In light of the second law of thermodynamics, it is equally incomprehensible that intelligent life has evolved spontaneously. One might expect that the course of evolution would be toward entropy—increased disorder—and chaos, rather than toward increased order, regularity and life.
Stephen Weinberg's testimony for suppressing any view other than evolution is perplexing. I believe that we should suppress nothing relevant, but instead encourage thoughtful students to decide complex matters for themselves on the basis of credible evidence.
Before "creationism" is dismissed with derision, a more plausible cause of the existence of the universe should be proposed and justified. Let us not abandon causality to defend atheism. I, for one, am not "fearful of intelligent design." I am more alarmed about suppression of thought.
William G. Pettus
Since you printed two negative letters regarding the Zero Gravitycolumn "The Sleep-Retardant Properties of My Ex-Girlfriend" [February APS News], I assume that's predominantly what you received. Technically, I'm neither a subscriber nor a physicist. (I read my husband's copy of APS News.)

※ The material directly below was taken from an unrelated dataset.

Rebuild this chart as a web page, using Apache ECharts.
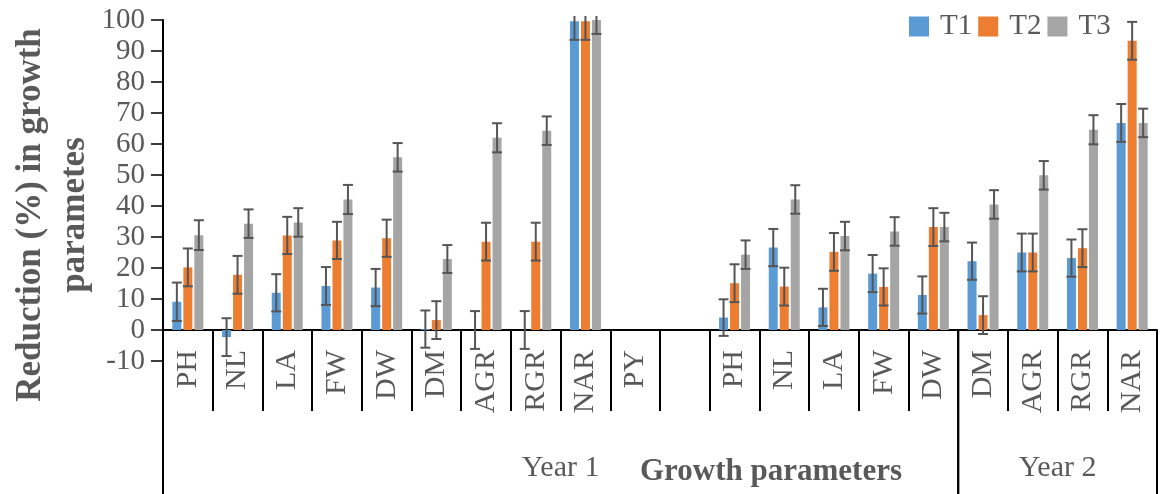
<!DOCTYPE html>
<html>
<head>
<meta charset="utf-8">
<script src="https://cdn.jsdelivr.net/npm/echarts@6/dist/echarts.min.js"></script>
<style>
  html, body { margin: 0; padding: 0; background: #fff; }
  #chart { width: 1160px; height: 494px; }
</style>
</head>
<body>
<div id="chart"></div>
<script>
// Growth parameter codes along the category axis (two seasons, with an empty slot)
const categories = ['PH', 'NL', 'LA', 'FW', 'DW', 'DM', 'AGR', 'RGR', 'NAR', 'PY', '',
                    'PH', 'NL', 'LA', 'FW', 'DW', 'DM', 'AGR', 'RGR', 'NAR'];

// Reduction (%) per treatment
const t1 = [9.1, -2.3, 12, 14.2, 13.7, 0.3, 0, 0, 99.6, null, null,
            4, 26.6, 7.3, 18.2, 11.3, 22.2, 25, 23.2, 66.8];
const t2 = [20.2, 17.8, 30.5, 28.9, 29.6, 3.2, 28.5, 28.5, 99.6, null, null,
            15.1, 14, 25.2, 13.9, 33.2, 4.8, 25, 26.4, 93.3];
const t3 = [30.6, 34.3, 34.7, 42.1, 55.7, 22.9, 62, 64.3, 100, null, null,
            24.3, 42.1, 30.3, 31.8, 33.2, 40.5, 49.9, 64.6, 66.8];

// Error bar half-lengths per treatment
const e1 = [6.2, 6.1, 6, 6.1, 6, 6, 6.1, 6.1, 6, null, null,
            5.9, 6, 6, 6, 6, 6, 6.1, 6, 6.1];
const e2 = [6.1, 6.1, 6, 6, 6, 6.1, 6.1, 6.1, 6, null, null,
            6.1, 6.1, 6.1, 6, 6.1, 6.1, 6.1, 6.1, 6.1];
const e3 = [4.8, 4.6, 4.6, 4.7, 4.6, 4.5, 4.7, 4.6, 4.5, null, null,
            4.6, 4.6, 4.6, 4.6, 4.6, 4.6, 4.6, 4.7, 4.6];

const seriesNames = ['T1', 'T2', 'T3'];

// Season groups: first category index and one-past-last index
const groupNames = ['Year 1', 'Year 2'];
const groupStarts = [0, 16];
const groupEnds = [16, 20];

// Value axis ticks
const yMin = -10, yMax = 100, yStep = 10;

const colors = ['#5B9BD5', '#ED7D31', '#A5A5A5'];
const SERIF = "'Liberation Serif', 'Times New Roman', serif";
const TEXT_GRAY = '#595959';
const BAR_W = 9, BAR_GAP = 2;

const values = [t1, t2, t3];
const errors = [e1, e2, e3];

function errorSeries(k) {
  const data = [];
  values[k].forEach((v, i) => {
    if (v !== null && errors[k][i] !== null) data.push([i, v, errors[k][i]]);
  });
  return {
    type: 'custom',
    name: seriesNames[k] + ' error',
    silent: true,
    z: 5,
    encode: { x: 0, y: 1 },
    data: data,
    renderItem: function (params, api) {
      const idx = api.value(0), v = api.value(1), e = api.value(2);
      const x = api.coord([idx, v])[0] + (k - 1) * (BAR_W + BAR_GAP);
      const limit = api.coord([idx, yMax])[1] - 4;
      let yHi = api.coord([idx, v + e])[1];
      const yLo = api.coord([idx, v - e])[1];
      const style = { stroke: '#555555', lineWidth: 2 };
      const cap = 5;
      const children = [];
      let topCap = true;
      if (yHi < limit) { yHi = limit; topCap = false; }
      children.push({ type: 'line', shape: { x1: x, y1: yHi, x2: x, y2: yLo }, style: style });
      if (topCap) children.push({ type: 'line', shape: { x1: x - cap, y1: yHi, x2: x + cap, y2: yHi }, style: style });
      children.push({ type: 'line', shape: { x1: x - cap, y1: yLo, x2: x + cap, y2: yLo }, style: style });
      return { type: 'group', children: children };
    }
  };
}

// Season brackets under the category labels
const groupSeries = {
  type: 'custom',
  name: 'groups',
  silent: true,
  z: 6,
  encode: { x: 0, y: 1 },
  data: groupNames.map((n, i) => [groupStarts[i], 0, groupEnds[i]]),
  renderItem: function (params, api) {
    const i = params.dataIndex;
    const band = api.size([1, 0])[0];
    const x0 = api.coord([groupStarts[i], 0])[0] - band / 2;
    const x1 = api.coord([groupEnds[i] - 1, 0])[0] + band / 2;
    const yZero = api.coord([0, 0])[1];
    const bottom = api.getHeight();
    const style = { stroke: '#000', lineWidth: 2 };
    return {
      type: 'group',
      children: [
        { type: 'line', shape: { x1: x0, y1: yZero, x2: x0, y2: bottom }, style: style },
        { type: 'line', shape: { x1: x1, y1: yZero, x2: x1, y2: bottom }, style: style },
        { type: 'text', x: (x0 + x1) / 2, y: 468,
          style: { text: groupNames[i], font: '30px ' + SERIF, fill: TEXT_GRAY,
                   align: 'center', verticalAlign: 'middle' } }
      ]
    };
  }
};

const chart = echarts.init(document.getElementById('chart'), null, { renderer: 'canvas' });

const option = {
  animation: false,
  backgroundColor: '#fff',
  color: colors,
  grid: { left: 163, right: 3, top: 20, bottom: 133, containLabel: false, outerBoundsMode: 'none' },
  legend: {
    data: seriesNames,
    left: 904,
    top: 7,
    icon: 'rect',
    itemWidth: 20,
    itemHeight: 20,
    itemGap: 6,
    textStyle: { fontFamily: SERIF, fontSize: 29, color: TEXT_GRAY, padding: [0, 0, 0, 6] }
  },
  xAxis: {
    type: 'category',
    data: categories,
    boundaryGap: true,
    axisLine: { onZero: true, lineStyle: { color: '#000', width: 2 } },
    axisTick: { show: true, interval: 0, length: 81, lineStyle: { color: '#000', width: 2 } },
    axisLabel: { interval: 0, rotate: 90, margin: -11, fontFamily: SERIF, fontSize: 30, color: TEXT_GRAY },
    splitLine: { show: false }
  },
  yAxis: {
    type: 'value',
    min: yMin,
    max: yMax,
    interval: yStep,
    axisLine: { show: true, lineStyle: { color: '#000', width: 2 } },
    axisTick: { show: true, length: 12, lineStyle: { color: '#000', width: 1.5 } },
    axisLabel: { margin: 18, fontFamily: SERIF, fontSize: 29, color: TEXT_GRAY },
    splitLine: { show: false }
  },
  graphic: [{
    type: 'text',
    x: 53, y: 215,
    rotation: Math.PI / 2,
    style: { text: 'Reduction (%) in growth\nparametes', font: 'bold 35px ' + SERIF, fill: TEXT_GRAY,
             lineHeight: 44, align: 'center', verticalAlign: 'middle' }
  }, {
    type: 'text',
    x: 771, y: 472,
    style: { text: 'Growth parameters', font: 'bold 31px ' + SERIF, fill: TEXT_GRAY,
             align: 'center', verticalAlign: 'middle' }
  }],
  series: seriesNames.map((n, k) => ({
    type: 'bar',
    name: n,
    data: values[k].map(v => (v === null ? '-' : v)),
    barWidth: BAR_W,
    barGap: (BAR_GAP / BAR_W * 100).toFixed(1) + '%',
    itemStyle: { color: colors[k] },
    z: 2
  })).concat([errorSeries(0), errorSeries(1), errorSeries(2), groupSeries])
};

chart.setOption(option);
</script>
</body>
</html>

Perhaps I'm missing some nuances or subtleties they teach in quantum mechanics or particle theory, however, as an economist and a woman, all I can say is, lighten up! This was a darling column which I passed on to the stats teacher at our high school. I seriously doubt it will discourage any of the girls from continuing in math or encourage any of the couples to sleep together. But it might help them learn some basic principles of statistics. (Nothing motivates quite like wanting to get the joke.)
North Tustin, CA
The April "Zero Gravity"was incomplete in its consideration of the optical properties of Orodruinium. There is another exemption from invisibility in addition to cited case of D. L. Sauron. The additional exemption is T. Bombadil who surprised F. Baggins by not vanishing when he put on the ring. T. Bombadil also detected and 'saw through' whatever optical obscurity Orodruinium produces. This was demonstrated when F. Baggins put on the ring and tried to walk away. T. Bombadil's reaction was "Where be you a-going? Old Tom Bombadil's not as blind as that yet." Perhaps T. Bombadil's vision covers wavelengths not accessible to others.
As an acute reader of Bob Park's "What's New" email column I notice that the rejoinder about not being the opinions of the APS, "but they should be", no longer appears—only the University of Maryland.
In the past I have found Park's material to be a bit contentious, if generally correct. Recently I have found that I am in even stronger agreement with everything he writes.
We are living in times when the iconoclastic opinions of one who might be considered a maverick sound more and more like simple truth (of course, in my opinion). I find myself very pleased that APS continues to sponsor his provocative and useful column, and am equally happy that he longer needs that awkward rejoinder.
New York, NY
Editor's Note: Indeed, the awkward rejoinder no longer appears, but neither does the APS name as a sponsor. The University of Maryland has become the primary sponsor of "What's New". This should give Bob Park broad leeway to continue to express opinions in a column that has entertained many of us over the years.